France, loaded with attacking talent and intent on building rhythm for a July 19 final in New Jersey, came flying out. Mbappé smashed the underside of the bar inside the first minute, a warning shot that shook the frame and Norway’s makeshift defence.
The reshuffled Norwegians never truly recovered from that early surge. Space opened up where Solbakken’s usual giants – “six players over 6ft 4in, 6ft 5in,” as Pat Nevin pointed out – would normally close it down. Dembélé glided into those gaps, punishing every hesitation, every mistimed step.
The hat-trick came in a blur, the kind of ruthless spell that turns a group decider into a training exercise. France coasted, rotated within the game, and still found another goal to finish 4-1. Three wins from three, job done, statement made.
From the stands, the reaction from the Norwegian end was mixed. Bewilderment when the team news dropped. Then defiance. The Viking-style rowing celebration rolled around Boston Stadium before kick-off and resurfaced during the game, a travelling support determined to enjoy their World Cup, even without Haaland on the pitch.
Rest now, pay later?
The decision to rest so many will follow Solbakken and his players into the knockouts.
France, as group winners, stay in the northeast. They head to New York New Jersey Stadium on 30 June to face the runners-up from Group F or G. Minimal disruption, familiar conditions, momentum intact.
Norway’s path looks very different. Based in Greensboro, North Carolina, they now face a 1,100-mile journey to Arlington, Texas, to meet Ivory Coast on the same day. Had they topped the group, that trek would have been roughly half the distance.
Will the fresher legs justify the extra miles?
“If Erling Haaland needs a rest for the latter stages of the tournament he will take that,” Ian Wright said before kick-off on ITV Sport, still clearly surprised by the scale of Solbakken’s rotation. He wasn’t alone. Norway had named the same XI for wins over Iraq and Senegal. To rip it up now felt bold, bordering on brutal.
Nevin, speaking on BBC Radio 5 Live, saw the logic. Norway’s game is heavy on contact, high on physical output. Lose two key players to fatigue or injury in a full-blooded contest with France and the entire campaign could crumble.

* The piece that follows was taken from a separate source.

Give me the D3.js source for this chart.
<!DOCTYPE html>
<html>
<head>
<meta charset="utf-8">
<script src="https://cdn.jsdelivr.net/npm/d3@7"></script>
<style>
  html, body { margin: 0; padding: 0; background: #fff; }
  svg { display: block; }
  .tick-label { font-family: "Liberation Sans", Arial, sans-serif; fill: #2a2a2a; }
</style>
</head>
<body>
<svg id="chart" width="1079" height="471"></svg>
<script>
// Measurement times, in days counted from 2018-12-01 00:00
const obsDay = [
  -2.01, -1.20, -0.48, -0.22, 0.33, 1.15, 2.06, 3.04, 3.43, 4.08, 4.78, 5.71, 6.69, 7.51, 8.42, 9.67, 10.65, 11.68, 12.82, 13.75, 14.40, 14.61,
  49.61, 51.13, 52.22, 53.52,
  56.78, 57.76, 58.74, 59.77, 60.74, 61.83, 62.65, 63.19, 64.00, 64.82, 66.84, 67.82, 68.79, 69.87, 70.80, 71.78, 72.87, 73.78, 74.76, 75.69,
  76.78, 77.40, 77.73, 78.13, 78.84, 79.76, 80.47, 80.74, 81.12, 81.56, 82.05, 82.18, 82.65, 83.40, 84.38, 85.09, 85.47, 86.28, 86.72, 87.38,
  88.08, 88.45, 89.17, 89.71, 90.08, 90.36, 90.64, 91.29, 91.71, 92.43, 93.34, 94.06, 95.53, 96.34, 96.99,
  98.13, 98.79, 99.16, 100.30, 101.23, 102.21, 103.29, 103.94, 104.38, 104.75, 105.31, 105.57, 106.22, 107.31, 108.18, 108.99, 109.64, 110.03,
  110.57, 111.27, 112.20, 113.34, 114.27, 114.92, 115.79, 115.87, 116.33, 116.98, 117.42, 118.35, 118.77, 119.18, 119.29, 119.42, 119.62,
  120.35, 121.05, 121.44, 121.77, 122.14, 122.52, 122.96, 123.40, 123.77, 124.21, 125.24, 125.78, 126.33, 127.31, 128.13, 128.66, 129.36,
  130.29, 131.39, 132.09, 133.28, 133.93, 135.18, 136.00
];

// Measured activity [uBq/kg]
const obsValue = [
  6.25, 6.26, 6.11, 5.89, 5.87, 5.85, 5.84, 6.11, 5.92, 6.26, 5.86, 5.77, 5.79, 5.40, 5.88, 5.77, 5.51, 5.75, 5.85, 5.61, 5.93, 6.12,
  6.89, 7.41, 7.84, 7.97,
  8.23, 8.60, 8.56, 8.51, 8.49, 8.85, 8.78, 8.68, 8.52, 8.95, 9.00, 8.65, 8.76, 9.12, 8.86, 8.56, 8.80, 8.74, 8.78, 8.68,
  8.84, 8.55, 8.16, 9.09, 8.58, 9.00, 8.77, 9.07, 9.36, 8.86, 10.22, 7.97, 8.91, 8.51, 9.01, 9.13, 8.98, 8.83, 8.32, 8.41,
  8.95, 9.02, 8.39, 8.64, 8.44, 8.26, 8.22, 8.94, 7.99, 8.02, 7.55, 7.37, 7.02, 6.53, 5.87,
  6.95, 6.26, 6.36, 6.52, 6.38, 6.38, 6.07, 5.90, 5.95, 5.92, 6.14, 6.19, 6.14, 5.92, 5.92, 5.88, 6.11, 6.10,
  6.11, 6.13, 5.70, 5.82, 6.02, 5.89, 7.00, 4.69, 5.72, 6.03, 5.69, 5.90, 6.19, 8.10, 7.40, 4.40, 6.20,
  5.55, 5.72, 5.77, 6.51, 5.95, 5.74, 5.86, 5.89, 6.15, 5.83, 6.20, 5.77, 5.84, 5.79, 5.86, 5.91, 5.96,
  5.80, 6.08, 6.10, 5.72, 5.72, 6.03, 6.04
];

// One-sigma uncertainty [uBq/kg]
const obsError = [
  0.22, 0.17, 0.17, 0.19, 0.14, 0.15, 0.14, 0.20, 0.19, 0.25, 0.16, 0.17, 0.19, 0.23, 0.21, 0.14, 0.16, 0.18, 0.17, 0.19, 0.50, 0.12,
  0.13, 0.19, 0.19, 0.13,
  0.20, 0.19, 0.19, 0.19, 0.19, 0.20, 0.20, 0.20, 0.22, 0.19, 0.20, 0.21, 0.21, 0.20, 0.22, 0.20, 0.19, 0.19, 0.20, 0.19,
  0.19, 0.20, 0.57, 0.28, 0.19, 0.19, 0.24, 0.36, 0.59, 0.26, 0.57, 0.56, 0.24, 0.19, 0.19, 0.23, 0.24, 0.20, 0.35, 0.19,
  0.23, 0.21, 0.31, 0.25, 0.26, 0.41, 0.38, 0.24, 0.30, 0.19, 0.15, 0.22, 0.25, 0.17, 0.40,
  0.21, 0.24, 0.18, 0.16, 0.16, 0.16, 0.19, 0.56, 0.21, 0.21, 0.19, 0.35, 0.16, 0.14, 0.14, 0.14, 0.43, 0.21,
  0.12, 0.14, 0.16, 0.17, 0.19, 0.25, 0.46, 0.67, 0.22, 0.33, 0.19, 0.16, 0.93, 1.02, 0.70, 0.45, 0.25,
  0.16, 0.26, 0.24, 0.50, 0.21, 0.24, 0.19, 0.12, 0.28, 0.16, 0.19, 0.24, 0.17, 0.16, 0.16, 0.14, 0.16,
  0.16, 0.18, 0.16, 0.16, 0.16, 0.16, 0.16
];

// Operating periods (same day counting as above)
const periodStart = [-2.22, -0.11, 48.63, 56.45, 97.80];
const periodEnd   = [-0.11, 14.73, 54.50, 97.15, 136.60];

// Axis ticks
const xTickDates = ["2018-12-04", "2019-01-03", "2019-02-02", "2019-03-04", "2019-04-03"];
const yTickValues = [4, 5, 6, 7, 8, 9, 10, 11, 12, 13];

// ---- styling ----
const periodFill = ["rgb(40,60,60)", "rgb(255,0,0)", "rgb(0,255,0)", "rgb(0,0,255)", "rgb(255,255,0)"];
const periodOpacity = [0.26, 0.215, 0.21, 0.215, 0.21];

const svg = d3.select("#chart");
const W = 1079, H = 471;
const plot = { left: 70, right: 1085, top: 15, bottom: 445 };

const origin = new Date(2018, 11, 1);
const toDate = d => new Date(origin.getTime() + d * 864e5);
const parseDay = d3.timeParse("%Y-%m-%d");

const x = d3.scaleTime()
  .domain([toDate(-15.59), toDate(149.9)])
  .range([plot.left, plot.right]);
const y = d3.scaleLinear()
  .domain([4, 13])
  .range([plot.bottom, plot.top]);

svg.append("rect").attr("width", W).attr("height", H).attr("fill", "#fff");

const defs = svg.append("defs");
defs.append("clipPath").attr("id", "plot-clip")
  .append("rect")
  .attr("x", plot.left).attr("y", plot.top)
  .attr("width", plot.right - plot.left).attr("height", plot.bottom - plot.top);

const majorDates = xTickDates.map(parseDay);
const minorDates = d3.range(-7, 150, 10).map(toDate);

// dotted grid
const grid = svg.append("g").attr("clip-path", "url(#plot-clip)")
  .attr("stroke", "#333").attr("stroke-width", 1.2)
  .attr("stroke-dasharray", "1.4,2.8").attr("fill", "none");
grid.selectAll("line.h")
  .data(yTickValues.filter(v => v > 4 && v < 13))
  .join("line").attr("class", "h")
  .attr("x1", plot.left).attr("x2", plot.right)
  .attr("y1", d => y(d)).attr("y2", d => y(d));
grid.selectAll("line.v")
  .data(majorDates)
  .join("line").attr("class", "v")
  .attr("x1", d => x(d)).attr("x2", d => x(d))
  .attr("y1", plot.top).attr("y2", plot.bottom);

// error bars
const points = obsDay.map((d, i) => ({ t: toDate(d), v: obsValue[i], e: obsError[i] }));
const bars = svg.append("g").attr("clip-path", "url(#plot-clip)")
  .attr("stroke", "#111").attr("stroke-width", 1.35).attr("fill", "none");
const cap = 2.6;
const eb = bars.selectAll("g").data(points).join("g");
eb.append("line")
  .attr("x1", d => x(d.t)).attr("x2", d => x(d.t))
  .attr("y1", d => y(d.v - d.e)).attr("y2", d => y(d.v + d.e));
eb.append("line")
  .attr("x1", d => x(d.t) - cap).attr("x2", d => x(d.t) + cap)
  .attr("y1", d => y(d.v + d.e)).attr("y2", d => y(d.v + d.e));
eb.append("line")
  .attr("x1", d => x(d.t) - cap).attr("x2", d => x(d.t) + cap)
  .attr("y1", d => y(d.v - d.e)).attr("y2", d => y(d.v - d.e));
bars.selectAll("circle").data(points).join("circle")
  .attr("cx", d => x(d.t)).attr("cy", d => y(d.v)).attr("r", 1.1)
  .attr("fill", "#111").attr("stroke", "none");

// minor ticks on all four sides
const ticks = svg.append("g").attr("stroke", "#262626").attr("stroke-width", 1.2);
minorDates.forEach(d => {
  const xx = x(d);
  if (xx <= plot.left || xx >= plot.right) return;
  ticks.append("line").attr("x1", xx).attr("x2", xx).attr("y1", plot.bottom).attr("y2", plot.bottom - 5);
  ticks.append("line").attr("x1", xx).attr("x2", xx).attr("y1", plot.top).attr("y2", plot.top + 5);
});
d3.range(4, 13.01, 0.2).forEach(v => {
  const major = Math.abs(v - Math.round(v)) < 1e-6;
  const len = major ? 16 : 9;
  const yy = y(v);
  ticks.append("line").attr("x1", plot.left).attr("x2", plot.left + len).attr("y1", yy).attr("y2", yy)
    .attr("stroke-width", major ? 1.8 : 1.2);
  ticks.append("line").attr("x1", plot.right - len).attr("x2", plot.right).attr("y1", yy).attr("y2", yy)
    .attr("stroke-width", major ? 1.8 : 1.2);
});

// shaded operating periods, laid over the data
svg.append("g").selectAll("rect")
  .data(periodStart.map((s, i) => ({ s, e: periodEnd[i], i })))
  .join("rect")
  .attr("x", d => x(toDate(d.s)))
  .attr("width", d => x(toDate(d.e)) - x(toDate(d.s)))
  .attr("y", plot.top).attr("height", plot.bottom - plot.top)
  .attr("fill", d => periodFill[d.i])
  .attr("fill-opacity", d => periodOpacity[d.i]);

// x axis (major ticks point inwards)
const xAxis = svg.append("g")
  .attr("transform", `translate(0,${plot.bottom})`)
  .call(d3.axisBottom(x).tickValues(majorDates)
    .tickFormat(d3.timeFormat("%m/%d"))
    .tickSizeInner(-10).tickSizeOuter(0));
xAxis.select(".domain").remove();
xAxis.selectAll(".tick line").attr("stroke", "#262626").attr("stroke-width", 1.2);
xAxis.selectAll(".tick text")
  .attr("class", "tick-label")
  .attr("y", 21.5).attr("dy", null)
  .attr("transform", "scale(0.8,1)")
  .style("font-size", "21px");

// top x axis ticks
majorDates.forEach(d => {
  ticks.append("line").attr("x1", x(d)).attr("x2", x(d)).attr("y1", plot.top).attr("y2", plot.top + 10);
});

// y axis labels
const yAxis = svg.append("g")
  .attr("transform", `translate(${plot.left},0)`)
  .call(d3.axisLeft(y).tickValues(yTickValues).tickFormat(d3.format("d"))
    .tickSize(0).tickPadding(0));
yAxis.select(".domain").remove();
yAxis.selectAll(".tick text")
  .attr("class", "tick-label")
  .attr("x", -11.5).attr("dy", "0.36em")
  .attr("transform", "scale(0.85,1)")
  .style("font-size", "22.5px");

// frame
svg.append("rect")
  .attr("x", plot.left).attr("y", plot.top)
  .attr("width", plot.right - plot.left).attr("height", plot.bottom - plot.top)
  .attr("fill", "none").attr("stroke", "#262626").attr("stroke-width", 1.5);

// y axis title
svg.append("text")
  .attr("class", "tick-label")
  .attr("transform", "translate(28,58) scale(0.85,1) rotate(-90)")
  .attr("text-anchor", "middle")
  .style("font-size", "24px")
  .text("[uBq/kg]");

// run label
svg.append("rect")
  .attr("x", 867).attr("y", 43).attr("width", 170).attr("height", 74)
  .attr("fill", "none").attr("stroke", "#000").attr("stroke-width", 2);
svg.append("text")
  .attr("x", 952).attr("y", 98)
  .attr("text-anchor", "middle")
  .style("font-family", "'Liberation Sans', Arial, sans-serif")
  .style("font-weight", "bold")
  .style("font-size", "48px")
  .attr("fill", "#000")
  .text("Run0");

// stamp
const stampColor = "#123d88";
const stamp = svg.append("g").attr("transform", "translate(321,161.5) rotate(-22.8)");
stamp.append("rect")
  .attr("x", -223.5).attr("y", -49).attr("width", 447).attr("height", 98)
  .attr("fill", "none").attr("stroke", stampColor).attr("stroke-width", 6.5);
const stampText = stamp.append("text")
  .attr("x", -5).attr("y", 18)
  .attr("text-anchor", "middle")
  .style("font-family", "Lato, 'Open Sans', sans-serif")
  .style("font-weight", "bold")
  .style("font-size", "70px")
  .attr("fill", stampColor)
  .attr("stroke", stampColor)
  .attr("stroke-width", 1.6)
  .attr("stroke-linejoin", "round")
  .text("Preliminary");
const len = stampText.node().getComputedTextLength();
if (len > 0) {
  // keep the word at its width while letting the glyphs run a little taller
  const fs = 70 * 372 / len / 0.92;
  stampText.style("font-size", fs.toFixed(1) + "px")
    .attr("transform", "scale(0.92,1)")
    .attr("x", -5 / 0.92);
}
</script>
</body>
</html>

From that angle, the decision becomes a cold calculation: sacrifice a shot at top spot to protect the bigger picture.
Norway are not the first to try it. Spain made 11 changes against Saudi Arabia in 2006, still won, then ran into France in the last 16 and went out 3-1. Belgium, in 2018, flipped their side with 10 changes, beat Japan 3-2 in the last 16, then stunned Brazil 2-1 in the quarter-finals before falling to France.
Sometimes the gamble pays off. Sometimes it doesn’t.
Haaland’s warning
Haaland himself had sounded almost fatalistic after his two goals helped beat Senegal 3-2 and secure qualification.
“I couldn’t care too much about that game now,” he said of facing France. “They’re probably going to win against us. They’re probably going to win the whole tournament.”
He was half right on the night. France did win, and comfortably. Whether they carry that form all the way to the trophy is a question for later.
For Norway, the equation is simpler. Beat Ivory Coast in Texas and the reward is a return to New Jersey on 5 July for a last-16 tie against the winners of Brazil-Japan. Lose, and the long journey, the rested legs, the benching of Haaland and Ødegaard, all become part of a story of what might have been.
The fans have paid to be here. The coach has staked his reputation on freshness over fireworks. Now Norway have to prove that one bruising night in Boston was the price of going deeper, not the moment their World Cup peaked from the sidelines.